═══ DATA SEGMENT ═══
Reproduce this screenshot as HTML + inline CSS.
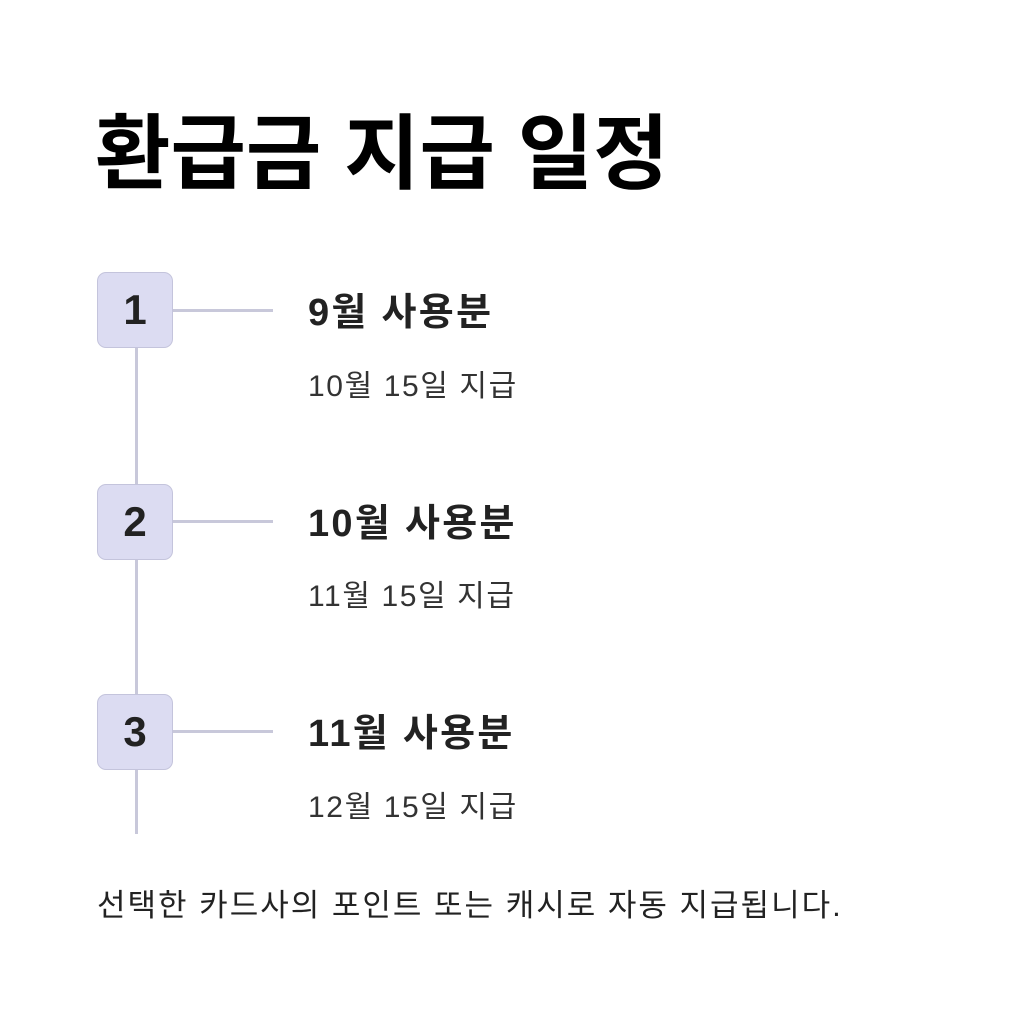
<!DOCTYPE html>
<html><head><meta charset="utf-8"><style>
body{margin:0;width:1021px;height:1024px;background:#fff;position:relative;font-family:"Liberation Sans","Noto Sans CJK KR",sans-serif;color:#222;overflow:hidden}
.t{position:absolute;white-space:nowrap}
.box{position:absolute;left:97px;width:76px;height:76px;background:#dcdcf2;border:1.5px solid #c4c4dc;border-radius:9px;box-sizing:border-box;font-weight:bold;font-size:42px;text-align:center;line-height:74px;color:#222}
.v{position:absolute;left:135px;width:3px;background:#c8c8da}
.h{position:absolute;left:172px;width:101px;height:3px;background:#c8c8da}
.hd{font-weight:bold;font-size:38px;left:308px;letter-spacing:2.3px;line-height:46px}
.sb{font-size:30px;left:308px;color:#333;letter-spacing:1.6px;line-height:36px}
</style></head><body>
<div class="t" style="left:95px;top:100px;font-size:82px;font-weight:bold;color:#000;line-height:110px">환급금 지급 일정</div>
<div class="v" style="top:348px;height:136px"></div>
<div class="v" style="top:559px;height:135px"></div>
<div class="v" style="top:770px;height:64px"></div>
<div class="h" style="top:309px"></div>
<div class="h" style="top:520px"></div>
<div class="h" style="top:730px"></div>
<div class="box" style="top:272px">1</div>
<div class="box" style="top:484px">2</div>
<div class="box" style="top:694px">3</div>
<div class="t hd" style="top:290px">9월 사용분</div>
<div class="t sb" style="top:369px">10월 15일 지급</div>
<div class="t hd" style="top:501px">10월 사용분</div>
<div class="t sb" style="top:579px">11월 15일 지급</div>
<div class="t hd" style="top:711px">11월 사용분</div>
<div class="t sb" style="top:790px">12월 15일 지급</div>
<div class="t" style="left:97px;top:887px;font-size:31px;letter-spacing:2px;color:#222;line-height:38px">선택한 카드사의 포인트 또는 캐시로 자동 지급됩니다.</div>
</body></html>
═══
All the lines above are to be reproduced exactly, except the pictures.

Reproduce this screenshot as HTML + inline CSS.
<!DOCTYPE html>
<html><head><meta charset="utf-8"><style>
body{margin:0;width:1021px;height:1024px;background:#fff;position:relative;font-family:"Liberation Sans","Noto Sans CJK KR",sans-serif;color:#222;overflow:hidden}
.t{position:absolute;white-space:nowrap}
.box{position:absolute;left:97px;width:76px;height:76px;background:#dcdcf2;border:1.5px solid #c4c4dc;border-radius:9px;box-sizing:border-box;font-weight:bold;font-size:42px;text-align:center;line-height:74px;color:#222}
.v{position:absolute;left:135px;width:3px;background:#c8c8da}
.h{position:absolute;left:172px;width:101px;height:3px;background:#c8c8da}
.hd{font-weight:bold;font-size:38px;left:308px;letter-spacing:2.3px;line-height:46px}
.sb{font-size:30px;left:308px;color:#333;letter-spacing:1.6px;line-height:36px}
</style></head><body>
<div class="t" style="left:95px;top:100px;font-size:82px;font-weight:bold;color:#000;line-height:110px">환급금 지급 일정</div>
<div class="v" style="top:348px;height:136px"></div>
<div class="v" style="top:559px;height:135px"></div>
<div class="v" style="top:770px;height:64px"></div>
<div class="h" style="top:309px"></div>
<div class="h" style="top:520px"></div>
<div class="h" style="top:730px"></div>
<div class="box" style="top:272px">1</div>
<div class="box" style="top:484px">2</div>
<div class="box" style="top:694px">3</div>
<div class="t hd" style="top:290px">9월 사용분</div>
<div class="t sb" style="top:369px">10월 15일 지급</div>
<div class="t hd" style="top:501px">10월 사용분</div>
<div class="t sb" style="top:579px">11월 15일 지급</div>
<div class="t hd" style="top:711px">11월 사용분</div>
<div class="t sb" style="top:790px">12월 15일 지급</div>
<div class="t" style="left:97px;top:887px;font-size:31px;letter-spacing:2px;color:#222;line-height:38px">선택한 카드사의 포인트 또는 캐시로 자동 지급됩니다.</div>
</body></html>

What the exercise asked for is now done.